Gelpi declared that “[n]either the Commonwealth’s political statues, nor the territorial clause, impede the United States government from enacting laws that apply to all citizens of this nation alike, whether as a state or territory.”


Club Gallistico and other cockfighting clubs, supported by politicians across Puerto Rico, challenged the law. Animal Wellness Action, the Animal Wellness Foundation, and the Center for a Humane Economy filed amicus briefs in support of the United States, and the appeals court thanked the organizations for their involvement.


A similar case brought in the U.S. District Court in Guam was rejected in early October 2020. Animal Wellness Action, the Animal Wellness Foundation, and the Center for a Humane Economy filed an amicus brief in that case as well.


“The United States has the authority to outlaw staged animal fights in the U.S. Territories, and it has done so,” said Wayne Pacelle, founder of Animal Wellness Action, which led the fight for the upgraded anti-animal fighting law.


“The Congress, the federal courts, and the U.S. Department of Justice have been crystal clear on the matter: engage in animal fighting activities and risk going to prison. It’s time for cockfighters in Puerto Rico and Guam to obey the law and shut down dozens of cockfighting pits operating in the Commonwealth.”


In December 2018, Congress passed and President Trump signed the Agricultural Improvement Act of 2018 into law, and that major legislative package applied all prohibitions against animal fighting to all parts of the United States, including the U.S. territories of Puerto Rico and Guam. The animal fighting provision had a one-year delay in implementation, taking effect on December 20, 2019. Reps. Peter Roskam, R-Ill., and Earl Blumenauer, D-Oregon, and Senators Cory Booker, D-N.J., and Richard Blumenthal, D-Conn., led the fight to pass the law.


According to the U.S. Department of Justice in its pleadings, the 2018 upgrade in the law stipulated that cockfighters “may not sponsor or exhibit cockfights, just as prior to §12616 they were prohibited from attending cockfights, possessing game cocks, or engaging in other animal fighting practices that were prohibited both in Puerto Rico and nationwide.”


“Cockfighting is a settled matter, as a question of moral conduct and law,” said Drew Edmondson, who served as Oklahoma Attorney General for 16 years. “This latest ruling by a panel of federal judges reinforces the legal principle that the United States has the power to forbid staged fighting everywhere in the U.S.” General Edmondson is the co-chairman of the National Law Enforcement Council of Animal Wellness Action.

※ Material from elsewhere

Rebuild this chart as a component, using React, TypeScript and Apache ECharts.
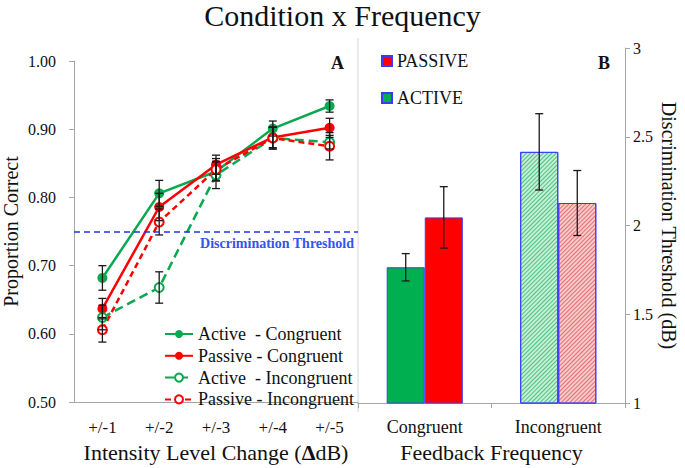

Two U.S. district courts in the territories and now a federal appellate court on the mainland have determined that the United States has the authority to outlaw staged animal fights on every inch of U.S. soil,” Pacelle said. “It is time for cockfighters to lay down the knives and gaffs that they affix to the birds’ legs, stop placing them in a pit to fight, and move on to other forms of entertainment that do not involve maiming animals.”


Puerto Rico and Guam were the last two jurisdictions where cockfighting has been openly conducted, and Animal Wellness Action calls on political leaders there to urge adherence to the law.


Under the federal anti-animal fighting law, it is a crime to:

  • Knowingly sponsor or exhibit in an animal fighting venture;

  • Knowingly attend an animal fighting venture, or knowingly cause an individual who has not attained the age of 16 to attend an animal fighting venture;

  • Knowingly buy, sell, possess, train, transport, deliver, or receive any animal for purposes of having the animal participate in an animal fighting venture;

  • Knowingly use the mail service of the U.S. Postal Service, or any “written, wire, radio televisions or other form of communications in, or use a facility of, interstate commerce,” to advertise an animal for use in an animal fighting venture, or to advertise a knife, gaff, or other sharp instrument designed to be attached to the leg of a bird for use in an animal fighting venture, or to promote or in any other manner further an animal fighting venture except as performed outside the U.S.;

  • Knowingly sell, buy, transport, or deliver in interstate or foreign commerce “a knife, a gaff, or any other sharp instrument” designed or intended to be attached to the leg of a bird for use in an animal fighting venture.